NATO and eight coalition nations participating in the Coalition Warrior Interoperability eXploration, eXperimentation and eXamination, eXercise (CWIX) are working to reduce the amount of time it takes to join coalition networks in the future. On average, it took a year or more for a nation to join the Afghan Mission Network, but officials hope to trim that down to a matter of weeks, says Lt. Col, Jenniffer Romero, USAF, the CWIX Future Mission Network focus area lead.
“On average, it was taking a year, maybe 18 months, for a nation to join the Afghan Mission Network, and usually we don’t have that much time,” says Col. Romero, who also serves as the chief, cyber assessments for the U.S. Joint Staff J6 Command, Control, Communications and Computers Assessments Division.
The network for future operations will be a federated network modeled after the Afghan Mission Network, for which NATO offered the core infrastructure that participating nations could connect with using their own networks. Col.
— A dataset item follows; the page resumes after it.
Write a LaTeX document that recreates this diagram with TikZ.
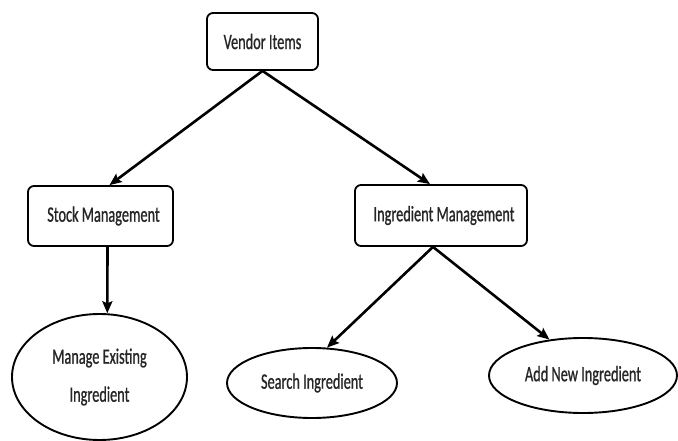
\documentclass[tikz,border=0pt]{standalone}
\usepackage{fontspec}
\setmainfont[FakeStretch=0.65,FakeBold=0.9]{Carlito}
\usetikzlibrary{shapes.geometric,arrows.meta}
\tikzset{
  box/.style={draw, line width=1.8pt, rounded corners=6pt, inner sep=0pt, font=\fontsize{22}{26}\selectfont, text=black!85},
  oval/.style={draw, ellipse, line width=1.9pt, inner sep=0pt, font=\fontsize{22}{38}\selectfont, text=black!85, align=center},
  link/.style={line width=2.6pt, -{Stealth[length=12pt,width=10pt,inset=2pt]}}
}
\begin{document}
\begin{tikzpicture}[x=1pt,y=-1pt]
\useasboundingbox (0,0) rectangle (678,441);
\node[box, minimum width=111pt, minimum height=57pt] (vendor) at (262.5,41.5) {Vendor Items};
\node[box, minimum width=145pt, minimum height=60pt] (stock) at (100.5,216) {\hspace{6pt}Stock Management};
\node[box, minimum width=172pt, minimum height=61pt] (ing) at (441,215.5) {\hspace{6pt}Ingredient Management};
\node[oval, minimum width=175pt, minimum height=126pt] (manage) at (99.5,377) {Manage Existing\\Ingredient};
\node[oval, minimum width=170pt, minimum height=70pt] (search) at (312,383) {Search Ingredient};
\node[oval, minimum width=188pt, minimum height=75pt] (add) at (583,375.5) {Add New Ingredient};
\draw[link] (vendor.south) -- ([xshift=9pt]stock.north);
\draw[link] (vendor.south) -- ([xshift=-11pt]ing.north);
\draw[link] ([xshift=7pt]stock.south) -- (manage.83);
\draw[link] ([xshift=-8pt]ing.south) -- (search.67);
\draw[link] ([xshift=-8pt]ing.south) -- (add.133);
\end{tikzpicture}
\end{document}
Romero explains that the goal is to have core services up and running on “day zero,” which she defines as the day pre-deployment orders drop. “Our goal is for the lead nation or lead organization to have the core up and running on that day and for people to be able to join within weeks as opposed to months and months,” she says.
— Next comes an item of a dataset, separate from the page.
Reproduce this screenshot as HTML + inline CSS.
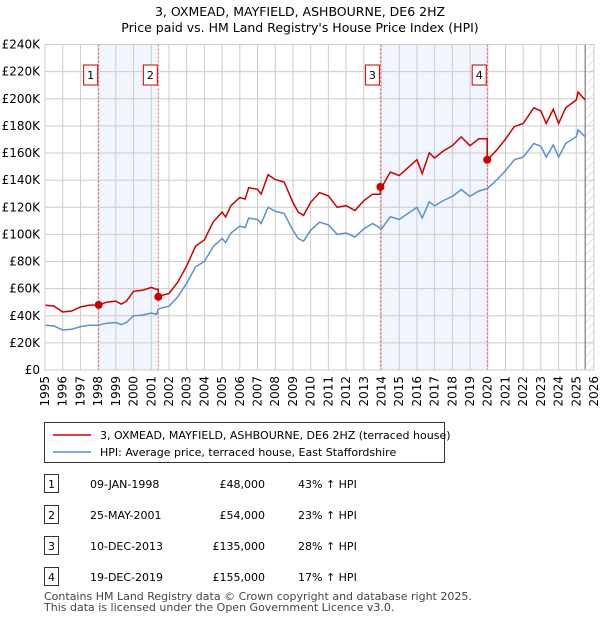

To streamline the process, officials are creating templates of instructions for joining future coalition networks, which NATO officials refer to as the Future Mission Network and U.S. officials dub the Mission Partner Environment. For the CWIX exercise, which runs from June 3-20, they have built a mission network that includes core services such as voice, chat, email and document handling. “We’re assessing those core enterprise services on a future mission network that was built for CWIX 13 specifically for that purpose,” the colonel states.